■ Required work
Begin with the first line and repeat exactly through the line containing "below=of fit] (model)"; leave every image out.
──────────────────────────────
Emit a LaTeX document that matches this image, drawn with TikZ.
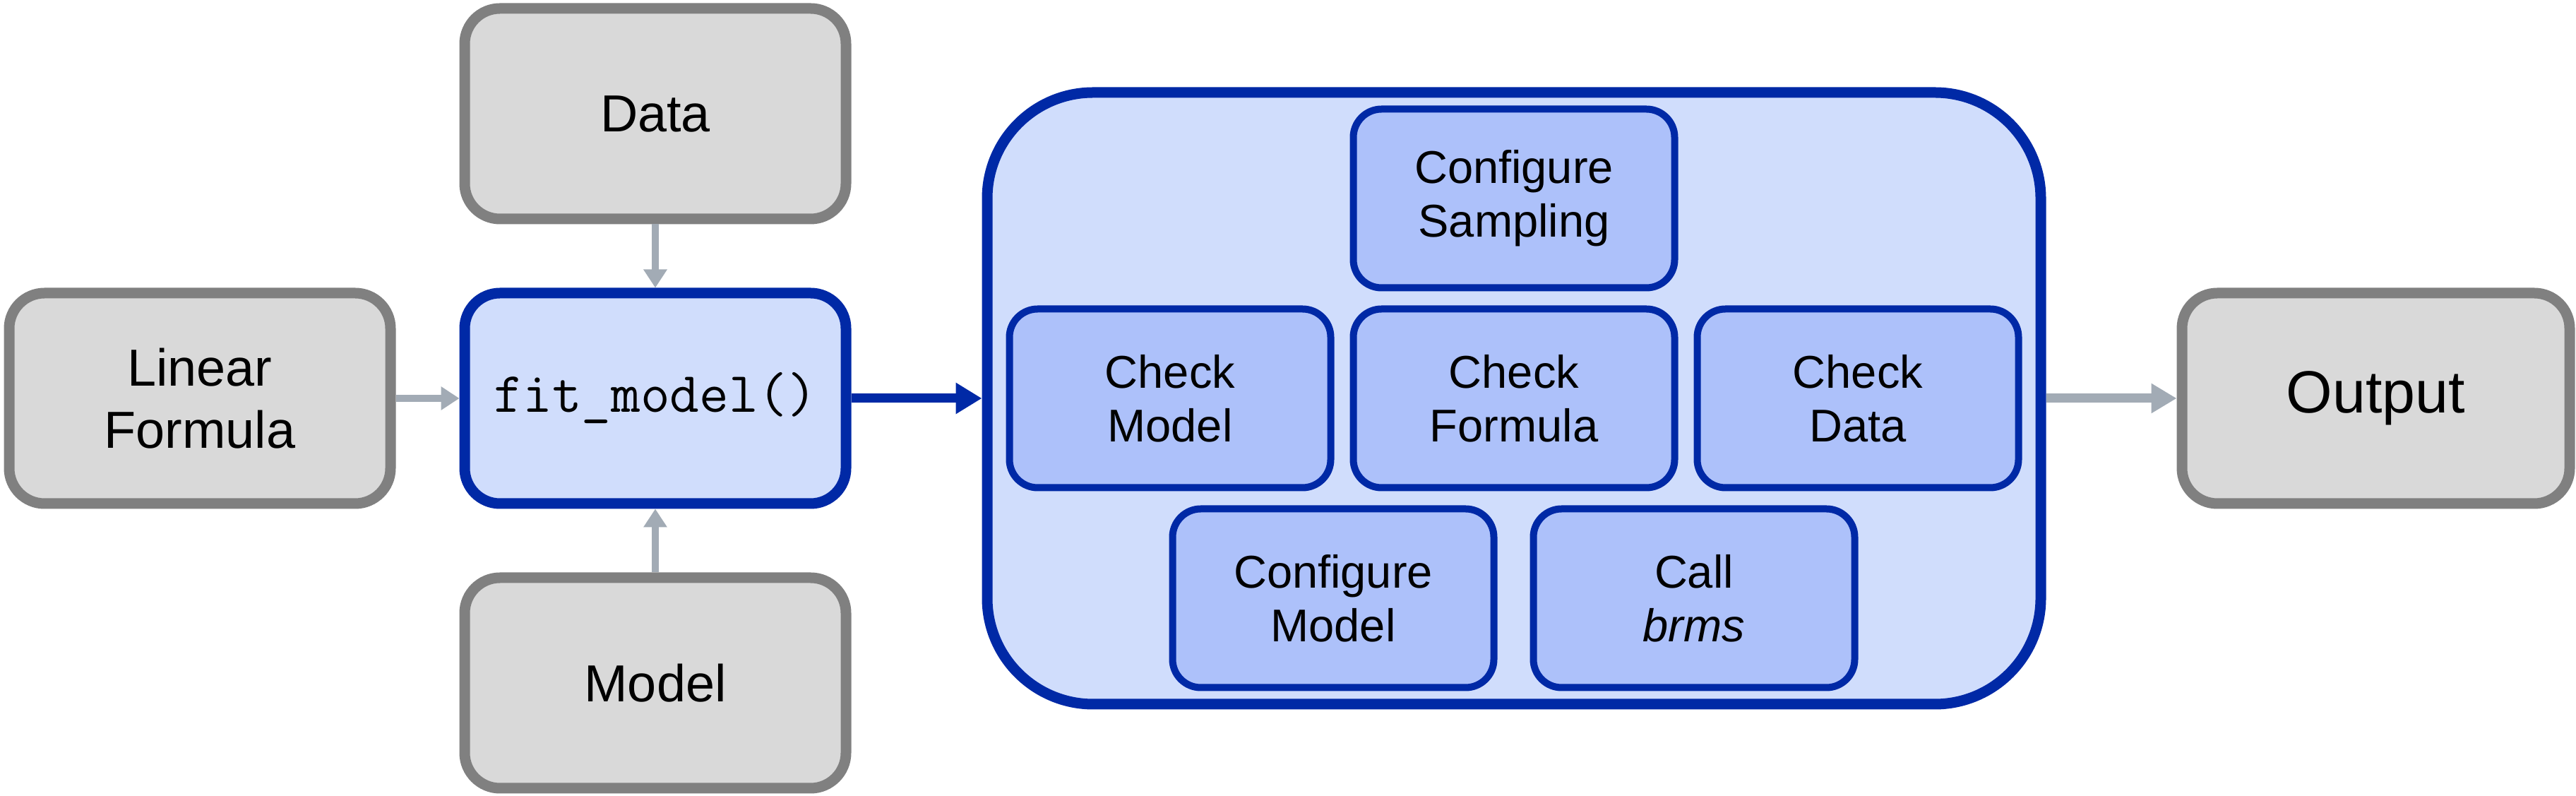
\documentclass[tikz,border=0pt]{standalone}
\usepackage{fontspec}
\setmainfont{Liberation Sans}
\usetikzlibrary{positioning,arrows.meta}
\definecolor{boxgray}{HTML}{D9D9D9}
\definecolor{linegray}{HTML}{808080}
\definecolor{arrgray}{HTML}{A2ABB5}
\definecolor{fnblue}{HTML}{0029A6}
\definecolor{paleblue}{HTML}{D0DDFC}
\definecolor{midblue}{HTML}{ADC1FA}
\tikzset{
  box/.style  ={rounded corners=5mm, line width=1.5mm, align=center,
                minimum width=54mm, minimum height=29.8mm,
                font=\fontsize{21}{25}\selectfont},
  inp/.style  ={box, fill=boxgray, draw=linegray},
  fn/.style   ={box, fill=paleblue, draw=fnblue,
                font=\fontsize{23}{27}\selectfont\ttfamily},
  pipe/.style ={rounded corners=15mm, line width=1.5mm, fill=paleblue, draw=fnblue,
                minimum width=149.2mm, minimum height=86.6mm},
  sub/.style  ={rounded corners=4mm, line width=1mm, fill=midblue, draw=fnblue,
                align=center, minimum width=45.5mm, minimum height=25.3mm,
                font=\fontsize{18.5}{21.6}\selectfont},
  fl/.style   ={-{Triangle[length=2.6mm,width=3.2mm]}, line width=1mm, draw=arrgray},
  flb/.style  ={-{Triangle[length=3.7mm,width=4.2mm]}, line width=1.3mm, draw=fnblue},
  flo/.style  ={-{Triangle[length=3.6mm,width=4mm]}, line width=1.3mm, draw=arrgray},
}

\begin{document}
\begin{tikzpicture}[node distance=9mm]
  \useasboundingbox (0,0) rectangle (364.8mm,-112.7mm);

  % ---- inputs --------------------------------------------------------
  \node[inp] (lin) at (28.3mm,-56.4mm) {Linear\\Formula};
  \node[fn, right=of lin] (fit) {fit\_model()};
  \node[inp, above=of fit] (data) {Data};
  \node[inp, below=of fit] (model) {Model};

  % ---- what fit_model() does -----------------------------------------
  \node[pipe, right=18.5mm of fit] (pipe) {};
  \node[sub] (cform) at (pipe) {Check\\Formula};
  \node[sub, left=2.2mm of cform] (cmod) {Check\\Model};
  \node[sub, right=2.2mm of cform] (cdat) {Check\\Data};
  \node[sub, above=2mm of cform] (csamp) {Configure\\Sampling};
  \node[sub, below=2mm of cform, xshift=-25.6mm] (cfgmod) {Configure\\Model};
  \node[sub, below=2mm of cform, xshift=25.5mm] (call) {Call\\\textit{brms}};

  % ---- result --------------------------------------------------------
  \node[inp, right=18.5mm of pipe, minimum width=54.9mm,
        font=\fontsize{24}{28}\selectfont] (out) {Output};

  \draw[fl](lin)--(fit);
  \draw[fl](data)--(fit);
  \draw[fl](model)--(fit);
  \draw[flb](fit)--(pipe);
  \draw[flo](pipe)--(out);
\end{tikzpicture}
\end{document}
──────────────────────────────
■ Exercise output
Emit a LaTeX document that matches this image, drawn with TikZ.
\documentclass[tikz,border=0pt]{standalone}
\usepackage{fontspec}
\setmainfont{Liberation Sans}
\usetikzlibrary{positioning,arrows.meta}
\definecolor{boxgray}{HTML}{D9D9D9}
\definecolor{linegray}{HTML}{808080}
\definecolor{arrgray}{HTML}{A2ABB5}
\definecolor{fnblue}{HTML}{0029A6}
\definecolor{paleblue}{HTML}{D0DDFC}
\definecolor{midblue}{HTML}{ADC1FA}
\tikzset{
  box/.style  ={rounded corners=5mm, line width=1.5mm, align=center,
                minimum width=54mm, minimum height=29.8mm,
                font=\fontsize{21}{25}\selectfont},
  inp/.style  ={box, fill=boxgray, draw=linegray},
  fn/.style   ={box, fill=paleblue, draw=fnblue,
                font=\fontsize{23}{27}\selectfont\ttfamily},
  pipe/.style ={rounded corners=15mm, line width=1.5mm, fill=paleblue, draw=fnblue,
                minimum width=149.2mm, minimum height=86.6mm},
  sub/.style  ={rounded corners=4mm, line width=1mm, fill=midblue, draw=fnblue,
                align=center, minimum width=45.5mm, minimum height=25.3mm,
                font=\fontsize{18.5}{21.6}\selectfont},
  fl/.style   ={-{Triangle[length=2.6mm,width=3.2mm]}, line width=1mm, draw=arrgray},
  flb/.style  ={-{Triangle[length=3.7mm,width=4.2mm]}, line width=1.3mm, draw=fnblue},
  flo/.style  ={-{Triangle[length=3.6mm,width=4mm]}, line width=1.3mm, draw=arrgray},
}

\begin{document}
\begin{tikzpicture}[node distance=9mm]
  \useasboundingbox (0,0) rectangle (364.8mm,-112.7mm);

  % ---- inputs --------------------------------------------------------
  \node[inp] (lin) at (28.3mm,-56.4mm) {Linear\\Formula};
  \node[fn, right=of lin] (fit) {fit\_model()};
  \node[inp, above=of fit] (data) {Data};
  \node[inp, below=of fit] (model) {Model};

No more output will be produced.